§ **What you need to do**:
Extract, exactly, the lines from the line containing "Output the LaTeX" to the line containing "(ar\i) at (\x,53)", with both lines included and any pictures left out.
* * * * * * *
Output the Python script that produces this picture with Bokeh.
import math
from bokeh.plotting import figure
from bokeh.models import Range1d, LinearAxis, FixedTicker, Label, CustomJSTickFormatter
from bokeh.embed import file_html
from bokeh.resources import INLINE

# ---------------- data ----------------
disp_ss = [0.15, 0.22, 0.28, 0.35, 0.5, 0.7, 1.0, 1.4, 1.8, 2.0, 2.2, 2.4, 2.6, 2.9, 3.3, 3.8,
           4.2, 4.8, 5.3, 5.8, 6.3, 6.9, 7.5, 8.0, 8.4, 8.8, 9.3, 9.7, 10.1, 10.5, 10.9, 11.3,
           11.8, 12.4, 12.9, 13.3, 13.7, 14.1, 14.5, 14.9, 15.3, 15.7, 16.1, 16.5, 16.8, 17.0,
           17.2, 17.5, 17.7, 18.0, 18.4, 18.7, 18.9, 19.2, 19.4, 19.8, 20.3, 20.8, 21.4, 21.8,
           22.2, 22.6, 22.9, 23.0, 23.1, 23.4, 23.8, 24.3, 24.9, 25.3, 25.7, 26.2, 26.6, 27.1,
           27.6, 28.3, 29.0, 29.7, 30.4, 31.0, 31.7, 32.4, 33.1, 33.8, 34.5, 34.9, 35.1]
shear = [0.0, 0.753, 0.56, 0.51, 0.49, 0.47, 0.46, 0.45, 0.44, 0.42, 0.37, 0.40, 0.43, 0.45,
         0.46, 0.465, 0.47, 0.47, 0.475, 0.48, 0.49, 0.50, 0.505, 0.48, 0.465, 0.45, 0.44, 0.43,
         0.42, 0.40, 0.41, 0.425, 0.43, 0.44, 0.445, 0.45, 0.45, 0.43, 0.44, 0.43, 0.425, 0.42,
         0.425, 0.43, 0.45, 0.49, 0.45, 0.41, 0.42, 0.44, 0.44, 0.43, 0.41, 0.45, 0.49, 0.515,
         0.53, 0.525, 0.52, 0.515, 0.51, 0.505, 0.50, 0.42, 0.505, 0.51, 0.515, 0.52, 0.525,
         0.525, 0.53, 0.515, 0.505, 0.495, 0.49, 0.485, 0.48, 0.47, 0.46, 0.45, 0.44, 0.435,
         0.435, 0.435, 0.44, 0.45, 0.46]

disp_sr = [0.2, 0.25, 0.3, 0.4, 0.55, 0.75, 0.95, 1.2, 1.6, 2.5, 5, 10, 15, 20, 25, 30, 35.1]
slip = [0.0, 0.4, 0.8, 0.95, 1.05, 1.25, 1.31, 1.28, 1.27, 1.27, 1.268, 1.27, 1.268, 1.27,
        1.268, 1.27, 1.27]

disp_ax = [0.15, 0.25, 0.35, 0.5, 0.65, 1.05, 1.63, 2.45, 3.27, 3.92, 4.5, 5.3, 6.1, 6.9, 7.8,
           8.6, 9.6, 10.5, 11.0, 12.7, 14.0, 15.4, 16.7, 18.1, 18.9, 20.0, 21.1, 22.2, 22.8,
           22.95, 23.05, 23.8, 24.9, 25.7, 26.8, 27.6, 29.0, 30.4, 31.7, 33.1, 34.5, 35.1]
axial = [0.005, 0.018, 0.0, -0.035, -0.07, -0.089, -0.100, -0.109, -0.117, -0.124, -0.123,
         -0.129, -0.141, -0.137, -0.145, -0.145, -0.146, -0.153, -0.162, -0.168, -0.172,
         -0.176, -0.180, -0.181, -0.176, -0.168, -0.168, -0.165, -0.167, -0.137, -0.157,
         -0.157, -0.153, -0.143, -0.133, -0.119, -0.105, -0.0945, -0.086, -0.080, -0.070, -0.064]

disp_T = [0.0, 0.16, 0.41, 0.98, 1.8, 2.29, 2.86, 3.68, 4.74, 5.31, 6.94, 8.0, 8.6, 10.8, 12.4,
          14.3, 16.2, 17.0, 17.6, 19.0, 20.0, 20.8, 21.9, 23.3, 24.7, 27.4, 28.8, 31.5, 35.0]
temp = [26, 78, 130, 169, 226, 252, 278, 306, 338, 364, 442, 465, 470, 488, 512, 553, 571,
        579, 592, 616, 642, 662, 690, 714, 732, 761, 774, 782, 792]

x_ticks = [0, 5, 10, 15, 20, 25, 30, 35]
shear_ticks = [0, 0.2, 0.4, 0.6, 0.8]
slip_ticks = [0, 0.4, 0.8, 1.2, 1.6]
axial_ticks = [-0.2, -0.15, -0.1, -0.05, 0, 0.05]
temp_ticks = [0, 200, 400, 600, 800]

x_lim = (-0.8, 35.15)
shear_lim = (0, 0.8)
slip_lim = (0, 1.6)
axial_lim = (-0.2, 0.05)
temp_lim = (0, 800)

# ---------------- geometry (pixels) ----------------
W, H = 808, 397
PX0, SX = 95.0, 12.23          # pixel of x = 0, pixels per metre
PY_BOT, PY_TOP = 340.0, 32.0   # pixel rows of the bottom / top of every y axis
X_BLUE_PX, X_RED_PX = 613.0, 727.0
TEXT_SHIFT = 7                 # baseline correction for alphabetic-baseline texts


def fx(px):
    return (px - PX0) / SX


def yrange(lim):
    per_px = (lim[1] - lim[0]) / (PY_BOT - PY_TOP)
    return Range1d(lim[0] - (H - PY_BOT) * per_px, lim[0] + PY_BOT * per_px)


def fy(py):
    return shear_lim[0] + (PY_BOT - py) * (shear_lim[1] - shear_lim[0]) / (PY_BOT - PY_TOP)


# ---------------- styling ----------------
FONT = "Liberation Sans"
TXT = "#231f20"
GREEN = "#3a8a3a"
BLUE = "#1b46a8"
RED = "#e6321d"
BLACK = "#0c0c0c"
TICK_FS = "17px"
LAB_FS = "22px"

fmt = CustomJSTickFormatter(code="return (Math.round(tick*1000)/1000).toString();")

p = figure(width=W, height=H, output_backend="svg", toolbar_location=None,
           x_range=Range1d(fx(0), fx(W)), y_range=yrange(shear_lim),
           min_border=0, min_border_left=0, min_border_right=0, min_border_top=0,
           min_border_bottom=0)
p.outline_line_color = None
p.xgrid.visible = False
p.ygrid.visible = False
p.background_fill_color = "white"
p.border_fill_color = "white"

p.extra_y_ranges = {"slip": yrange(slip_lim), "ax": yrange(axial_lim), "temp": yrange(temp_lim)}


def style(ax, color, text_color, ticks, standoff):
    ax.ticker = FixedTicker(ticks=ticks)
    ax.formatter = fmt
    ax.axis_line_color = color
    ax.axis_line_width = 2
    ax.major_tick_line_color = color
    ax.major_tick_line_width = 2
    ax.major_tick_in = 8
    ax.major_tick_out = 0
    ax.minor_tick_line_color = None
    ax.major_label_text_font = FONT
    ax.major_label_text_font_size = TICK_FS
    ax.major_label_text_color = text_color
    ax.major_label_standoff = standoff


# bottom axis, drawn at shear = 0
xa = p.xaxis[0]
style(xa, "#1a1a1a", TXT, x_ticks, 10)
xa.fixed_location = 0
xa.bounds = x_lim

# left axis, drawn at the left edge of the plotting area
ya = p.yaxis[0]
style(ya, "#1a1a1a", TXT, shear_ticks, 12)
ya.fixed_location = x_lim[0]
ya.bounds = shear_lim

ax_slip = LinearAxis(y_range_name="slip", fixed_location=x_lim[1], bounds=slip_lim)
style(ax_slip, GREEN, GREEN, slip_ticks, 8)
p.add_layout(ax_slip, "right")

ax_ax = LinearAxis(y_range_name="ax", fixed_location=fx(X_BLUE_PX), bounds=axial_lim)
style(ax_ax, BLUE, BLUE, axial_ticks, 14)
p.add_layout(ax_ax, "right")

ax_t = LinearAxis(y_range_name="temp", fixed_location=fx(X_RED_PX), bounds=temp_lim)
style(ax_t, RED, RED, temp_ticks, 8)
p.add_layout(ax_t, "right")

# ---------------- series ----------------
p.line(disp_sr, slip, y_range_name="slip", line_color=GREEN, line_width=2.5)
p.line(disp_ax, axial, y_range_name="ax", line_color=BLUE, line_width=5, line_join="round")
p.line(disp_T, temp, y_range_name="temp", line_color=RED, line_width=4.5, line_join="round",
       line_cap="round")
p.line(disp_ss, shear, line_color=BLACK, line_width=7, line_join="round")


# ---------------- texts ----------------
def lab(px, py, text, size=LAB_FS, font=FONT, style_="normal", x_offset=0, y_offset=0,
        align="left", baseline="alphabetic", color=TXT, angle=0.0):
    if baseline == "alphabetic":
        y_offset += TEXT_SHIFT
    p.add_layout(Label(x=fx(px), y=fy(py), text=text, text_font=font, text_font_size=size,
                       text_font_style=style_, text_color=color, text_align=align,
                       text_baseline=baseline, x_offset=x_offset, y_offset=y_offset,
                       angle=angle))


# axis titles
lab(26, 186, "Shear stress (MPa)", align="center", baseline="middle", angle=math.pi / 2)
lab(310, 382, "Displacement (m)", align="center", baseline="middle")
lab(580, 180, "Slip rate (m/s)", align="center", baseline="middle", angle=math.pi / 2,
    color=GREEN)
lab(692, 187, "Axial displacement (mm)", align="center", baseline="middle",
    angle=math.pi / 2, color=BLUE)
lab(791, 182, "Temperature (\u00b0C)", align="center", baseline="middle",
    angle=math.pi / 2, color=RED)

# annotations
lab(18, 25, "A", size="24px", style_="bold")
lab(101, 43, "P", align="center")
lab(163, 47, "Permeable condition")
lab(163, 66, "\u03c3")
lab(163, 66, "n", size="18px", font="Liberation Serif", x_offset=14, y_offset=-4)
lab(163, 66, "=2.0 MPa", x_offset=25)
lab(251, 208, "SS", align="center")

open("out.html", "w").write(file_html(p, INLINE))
* * * * * * *
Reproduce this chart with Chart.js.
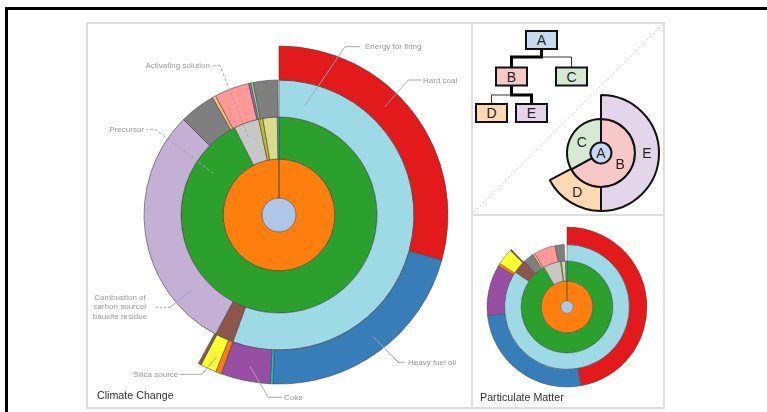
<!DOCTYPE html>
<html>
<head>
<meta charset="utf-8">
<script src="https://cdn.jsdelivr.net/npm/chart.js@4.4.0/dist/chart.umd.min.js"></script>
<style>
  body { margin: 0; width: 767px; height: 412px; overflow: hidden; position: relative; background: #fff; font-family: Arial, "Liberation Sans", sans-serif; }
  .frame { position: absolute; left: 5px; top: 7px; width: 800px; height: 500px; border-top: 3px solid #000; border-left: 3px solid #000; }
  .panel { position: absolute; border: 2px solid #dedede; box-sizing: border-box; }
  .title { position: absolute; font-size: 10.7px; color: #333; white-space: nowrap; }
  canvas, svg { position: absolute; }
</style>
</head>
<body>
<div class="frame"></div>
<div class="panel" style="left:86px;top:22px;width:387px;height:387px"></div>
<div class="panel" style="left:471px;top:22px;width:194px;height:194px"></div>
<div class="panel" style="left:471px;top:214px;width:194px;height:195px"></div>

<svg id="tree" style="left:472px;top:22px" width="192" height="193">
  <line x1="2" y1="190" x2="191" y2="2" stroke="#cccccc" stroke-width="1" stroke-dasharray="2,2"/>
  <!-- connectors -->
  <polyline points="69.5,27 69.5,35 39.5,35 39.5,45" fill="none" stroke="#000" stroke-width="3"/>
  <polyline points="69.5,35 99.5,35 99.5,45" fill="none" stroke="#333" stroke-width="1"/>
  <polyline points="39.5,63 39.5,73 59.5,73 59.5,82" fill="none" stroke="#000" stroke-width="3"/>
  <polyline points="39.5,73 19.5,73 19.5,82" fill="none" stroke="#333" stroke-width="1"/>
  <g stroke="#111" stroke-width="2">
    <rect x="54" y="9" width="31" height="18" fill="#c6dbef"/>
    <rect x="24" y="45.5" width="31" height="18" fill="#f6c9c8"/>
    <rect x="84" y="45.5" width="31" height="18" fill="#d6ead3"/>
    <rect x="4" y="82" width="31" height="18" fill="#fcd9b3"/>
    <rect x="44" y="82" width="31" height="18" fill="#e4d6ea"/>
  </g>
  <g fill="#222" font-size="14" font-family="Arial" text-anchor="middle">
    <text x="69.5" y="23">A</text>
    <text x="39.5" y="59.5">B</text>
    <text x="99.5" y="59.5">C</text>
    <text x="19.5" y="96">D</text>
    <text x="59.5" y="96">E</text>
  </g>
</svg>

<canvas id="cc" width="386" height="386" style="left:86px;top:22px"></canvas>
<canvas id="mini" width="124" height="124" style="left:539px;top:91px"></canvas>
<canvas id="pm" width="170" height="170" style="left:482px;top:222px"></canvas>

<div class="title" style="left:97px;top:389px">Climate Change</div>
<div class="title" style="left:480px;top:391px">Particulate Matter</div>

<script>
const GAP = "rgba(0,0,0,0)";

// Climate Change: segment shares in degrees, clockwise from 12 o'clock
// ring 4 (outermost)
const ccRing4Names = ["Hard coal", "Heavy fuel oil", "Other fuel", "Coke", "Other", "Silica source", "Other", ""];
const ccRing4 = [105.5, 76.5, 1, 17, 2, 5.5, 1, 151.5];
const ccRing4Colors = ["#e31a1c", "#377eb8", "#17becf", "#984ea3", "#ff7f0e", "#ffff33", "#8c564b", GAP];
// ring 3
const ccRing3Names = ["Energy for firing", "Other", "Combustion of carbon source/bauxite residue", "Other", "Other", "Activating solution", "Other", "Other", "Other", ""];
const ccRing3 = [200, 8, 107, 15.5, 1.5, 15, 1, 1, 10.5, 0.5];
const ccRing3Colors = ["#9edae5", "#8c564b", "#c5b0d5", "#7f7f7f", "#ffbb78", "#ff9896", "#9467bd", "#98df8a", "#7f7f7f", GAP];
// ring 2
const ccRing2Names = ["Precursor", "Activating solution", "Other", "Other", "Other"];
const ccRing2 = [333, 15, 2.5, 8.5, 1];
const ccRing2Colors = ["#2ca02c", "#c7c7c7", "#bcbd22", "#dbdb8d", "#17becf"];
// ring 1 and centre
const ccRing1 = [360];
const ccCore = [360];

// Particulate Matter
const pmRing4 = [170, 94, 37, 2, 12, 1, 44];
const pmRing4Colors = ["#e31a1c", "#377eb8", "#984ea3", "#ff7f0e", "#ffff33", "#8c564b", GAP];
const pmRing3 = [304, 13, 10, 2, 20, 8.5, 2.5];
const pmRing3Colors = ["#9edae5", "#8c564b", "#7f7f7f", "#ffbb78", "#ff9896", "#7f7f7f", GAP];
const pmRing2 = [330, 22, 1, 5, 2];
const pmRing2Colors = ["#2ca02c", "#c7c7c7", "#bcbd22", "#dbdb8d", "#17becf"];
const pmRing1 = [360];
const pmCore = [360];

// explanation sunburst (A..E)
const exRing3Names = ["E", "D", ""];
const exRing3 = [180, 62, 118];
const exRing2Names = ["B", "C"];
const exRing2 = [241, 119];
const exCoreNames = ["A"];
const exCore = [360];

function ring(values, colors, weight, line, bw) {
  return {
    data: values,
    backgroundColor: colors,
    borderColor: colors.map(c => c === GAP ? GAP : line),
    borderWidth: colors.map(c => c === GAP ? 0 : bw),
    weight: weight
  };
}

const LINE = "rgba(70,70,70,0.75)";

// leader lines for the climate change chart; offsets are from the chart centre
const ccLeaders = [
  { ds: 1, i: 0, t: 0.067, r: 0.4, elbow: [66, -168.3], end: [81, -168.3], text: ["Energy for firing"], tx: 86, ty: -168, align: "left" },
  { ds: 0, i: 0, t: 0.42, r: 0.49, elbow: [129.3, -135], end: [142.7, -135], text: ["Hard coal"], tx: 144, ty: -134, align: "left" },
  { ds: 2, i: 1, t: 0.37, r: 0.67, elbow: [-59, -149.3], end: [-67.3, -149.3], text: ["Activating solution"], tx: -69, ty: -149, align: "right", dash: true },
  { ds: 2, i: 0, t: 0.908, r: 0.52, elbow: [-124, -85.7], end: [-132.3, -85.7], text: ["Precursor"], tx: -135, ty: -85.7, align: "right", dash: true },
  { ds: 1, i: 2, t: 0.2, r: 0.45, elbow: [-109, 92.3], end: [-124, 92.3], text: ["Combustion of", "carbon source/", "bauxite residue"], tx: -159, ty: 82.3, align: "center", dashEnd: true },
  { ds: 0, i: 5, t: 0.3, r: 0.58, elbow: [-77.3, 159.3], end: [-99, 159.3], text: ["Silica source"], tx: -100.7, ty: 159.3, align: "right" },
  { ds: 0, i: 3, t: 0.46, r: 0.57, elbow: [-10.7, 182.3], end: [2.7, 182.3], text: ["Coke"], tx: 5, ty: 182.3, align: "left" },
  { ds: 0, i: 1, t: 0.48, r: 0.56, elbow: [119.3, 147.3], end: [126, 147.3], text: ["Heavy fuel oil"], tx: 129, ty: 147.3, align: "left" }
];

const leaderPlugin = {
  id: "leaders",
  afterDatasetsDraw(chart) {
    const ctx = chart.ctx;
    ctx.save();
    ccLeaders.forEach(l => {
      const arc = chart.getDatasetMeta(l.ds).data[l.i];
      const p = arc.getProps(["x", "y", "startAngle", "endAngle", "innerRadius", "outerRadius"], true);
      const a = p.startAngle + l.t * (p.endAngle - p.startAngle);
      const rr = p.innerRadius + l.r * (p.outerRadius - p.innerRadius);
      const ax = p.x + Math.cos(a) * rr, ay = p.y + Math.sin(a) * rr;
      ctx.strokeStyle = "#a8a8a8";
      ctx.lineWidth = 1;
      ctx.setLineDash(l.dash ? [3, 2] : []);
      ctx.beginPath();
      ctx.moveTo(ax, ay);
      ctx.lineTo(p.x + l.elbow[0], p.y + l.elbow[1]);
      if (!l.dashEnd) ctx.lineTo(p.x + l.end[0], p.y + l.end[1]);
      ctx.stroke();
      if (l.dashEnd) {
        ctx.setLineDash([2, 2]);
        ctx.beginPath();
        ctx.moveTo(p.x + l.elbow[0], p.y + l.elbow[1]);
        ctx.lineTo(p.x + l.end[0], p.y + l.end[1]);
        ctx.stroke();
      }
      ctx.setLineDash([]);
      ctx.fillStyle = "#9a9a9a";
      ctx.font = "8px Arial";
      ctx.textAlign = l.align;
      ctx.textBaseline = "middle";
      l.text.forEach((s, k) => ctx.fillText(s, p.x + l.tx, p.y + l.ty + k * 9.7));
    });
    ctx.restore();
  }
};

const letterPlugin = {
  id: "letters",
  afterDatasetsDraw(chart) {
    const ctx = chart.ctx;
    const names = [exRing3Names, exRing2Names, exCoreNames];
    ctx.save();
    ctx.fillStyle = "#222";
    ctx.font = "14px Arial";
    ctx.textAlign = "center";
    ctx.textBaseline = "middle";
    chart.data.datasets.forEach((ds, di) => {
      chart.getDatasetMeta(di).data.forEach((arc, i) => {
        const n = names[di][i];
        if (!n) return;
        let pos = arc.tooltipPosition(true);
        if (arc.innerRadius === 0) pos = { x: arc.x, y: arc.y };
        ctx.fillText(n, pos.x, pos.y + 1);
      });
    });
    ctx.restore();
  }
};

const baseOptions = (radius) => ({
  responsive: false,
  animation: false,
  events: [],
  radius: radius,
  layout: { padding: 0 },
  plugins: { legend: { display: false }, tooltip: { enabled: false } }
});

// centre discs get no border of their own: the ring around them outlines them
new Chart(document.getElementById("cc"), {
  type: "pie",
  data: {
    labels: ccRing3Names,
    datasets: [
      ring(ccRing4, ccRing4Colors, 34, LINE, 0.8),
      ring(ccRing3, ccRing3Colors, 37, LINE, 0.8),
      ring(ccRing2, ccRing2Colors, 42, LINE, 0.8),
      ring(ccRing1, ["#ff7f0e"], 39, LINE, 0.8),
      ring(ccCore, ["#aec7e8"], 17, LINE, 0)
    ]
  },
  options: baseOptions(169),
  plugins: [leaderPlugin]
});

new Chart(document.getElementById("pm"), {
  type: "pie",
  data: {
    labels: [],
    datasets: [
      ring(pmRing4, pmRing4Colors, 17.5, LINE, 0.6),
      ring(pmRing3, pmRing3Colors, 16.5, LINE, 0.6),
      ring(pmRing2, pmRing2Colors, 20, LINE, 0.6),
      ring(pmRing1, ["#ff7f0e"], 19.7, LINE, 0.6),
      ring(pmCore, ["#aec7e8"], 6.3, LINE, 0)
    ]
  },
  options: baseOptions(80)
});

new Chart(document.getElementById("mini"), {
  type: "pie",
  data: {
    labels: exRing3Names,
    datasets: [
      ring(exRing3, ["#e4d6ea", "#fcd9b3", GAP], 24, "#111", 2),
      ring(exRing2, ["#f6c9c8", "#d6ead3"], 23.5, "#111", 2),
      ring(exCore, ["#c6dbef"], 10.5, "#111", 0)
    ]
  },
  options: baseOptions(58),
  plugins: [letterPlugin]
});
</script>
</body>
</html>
* * * * * * *
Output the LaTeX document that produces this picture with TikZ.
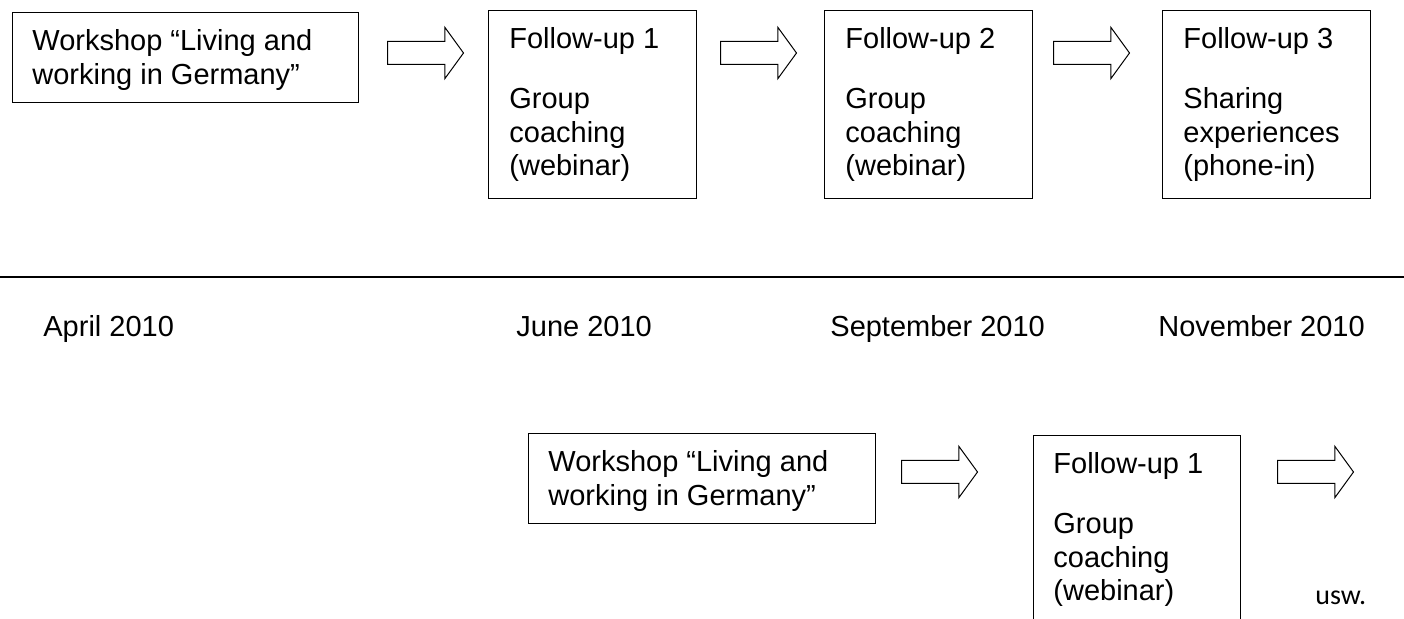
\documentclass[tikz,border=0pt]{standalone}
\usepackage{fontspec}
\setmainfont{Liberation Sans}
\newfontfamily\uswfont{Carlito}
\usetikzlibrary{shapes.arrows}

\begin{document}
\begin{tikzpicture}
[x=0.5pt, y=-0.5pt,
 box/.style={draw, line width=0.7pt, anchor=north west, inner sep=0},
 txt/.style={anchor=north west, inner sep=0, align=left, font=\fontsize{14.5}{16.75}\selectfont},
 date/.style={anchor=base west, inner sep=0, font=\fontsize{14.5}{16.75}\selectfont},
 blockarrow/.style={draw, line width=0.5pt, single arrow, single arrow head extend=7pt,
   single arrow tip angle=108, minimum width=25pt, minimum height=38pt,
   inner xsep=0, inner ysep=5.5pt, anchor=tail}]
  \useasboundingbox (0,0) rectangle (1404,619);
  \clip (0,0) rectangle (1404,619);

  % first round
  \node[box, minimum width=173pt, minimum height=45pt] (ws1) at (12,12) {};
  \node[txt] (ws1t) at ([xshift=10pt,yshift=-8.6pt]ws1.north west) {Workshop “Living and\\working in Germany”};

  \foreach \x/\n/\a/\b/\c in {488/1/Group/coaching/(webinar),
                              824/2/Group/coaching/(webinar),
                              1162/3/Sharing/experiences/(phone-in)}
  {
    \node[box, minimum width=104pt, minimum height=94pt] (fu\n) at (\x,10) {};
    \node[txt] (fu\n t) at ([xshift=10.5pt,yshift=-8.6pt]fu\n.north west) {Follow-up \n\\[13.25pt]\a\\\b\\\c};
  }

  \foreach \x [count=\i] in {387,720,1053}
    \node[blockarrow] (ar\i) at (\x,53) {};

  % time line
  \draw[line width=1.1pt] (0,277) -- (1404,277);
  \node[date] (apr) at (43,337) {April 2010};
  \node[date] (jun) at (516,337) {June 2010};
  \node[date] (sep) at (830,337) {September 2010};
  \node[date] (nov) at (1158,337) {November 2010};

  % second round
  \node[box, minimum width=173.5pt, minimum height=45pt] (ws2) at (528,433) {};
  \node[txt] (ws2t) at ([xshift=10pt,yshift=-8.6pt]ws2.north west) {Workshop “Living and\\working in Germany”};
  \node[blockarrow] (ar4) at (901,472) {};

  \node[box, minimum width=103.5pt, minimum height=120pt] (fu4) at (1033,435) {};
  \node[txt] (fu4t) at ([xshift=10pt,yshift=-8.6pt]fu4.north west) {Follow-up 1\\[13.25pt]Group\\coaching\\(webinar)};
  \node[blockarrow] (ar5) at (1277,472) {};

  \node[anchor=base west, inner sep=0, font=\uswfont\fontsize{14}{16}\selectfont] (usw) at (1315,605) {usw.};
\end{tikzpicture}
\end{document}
* * * * * * *
§ **The solution**:
Output the LaTeX document that produces this picture with TikZ.
\documentclass[tikz,border=0pt]{standalone}
\usepackage{fontspec}
\setmainfont{Liberation Sans}
\newfontfamily\uswfont{Carlito}
\usetikzlibrary{shapes.arrows}

\begin{document}
\begin{tikzpicture}
[x=0.5pt, y=-0.5pt,
 box/.style={draw, line width=0.7pt, anchor=north west, inner sep=0},
 txt/.style={anchor=north west, inner sep=0, align=left, font=\fontsize{14.5}{16.75}\selectfont},
 date/.style={anchor=base west, inner sep=0, font=\fontsize{14.5}{16.75}\selectfont},
 blockarrow/.style={draw, line width=0.5pt, single arrow, single arrow head extend=7pt,
   single arrow tip angle=108, minimum width=25pt, minimum height=38pt,
   inner xsep=0, inner ysep=5.5pt, anchor=tail}]
  \useasboundingbox (0,0) rectangle (1404,619);
  \clip (0,0) rectangle (1404,619);

  % first round
  \node[box, minimum width=173pt, minimum height=45pt] (ws1) at (12,12) {};
  \node[txt] (ws1t) at ([xshift=10pt,yshift=-8.6pt]ws1.north west) {Workshop “Living and\\working in Germany”};

  \foreach \x/\n/\a/\b/\c in {488/1/Group/coaching/(webinar),
                              824/2/Group/coaching/(webinar),
                              1162/3/Sharing/experiences/(phone-in)}
  {
    \node[box, minimum width=104pt, minimum height=94pt] (fu\n) at (\x,10) {};
    \node[txt] (fu\n t) at ([xshift=10.5pt,yshift=-8.6pt]fu\n.north west) {Follow-up \n\\[13.25pt]\a\\\b\\\c};
  }

  \foreach \x [count=\i] in {387,720,1053}
    \node[blockarrow] (ar\i) at (\x,53) {};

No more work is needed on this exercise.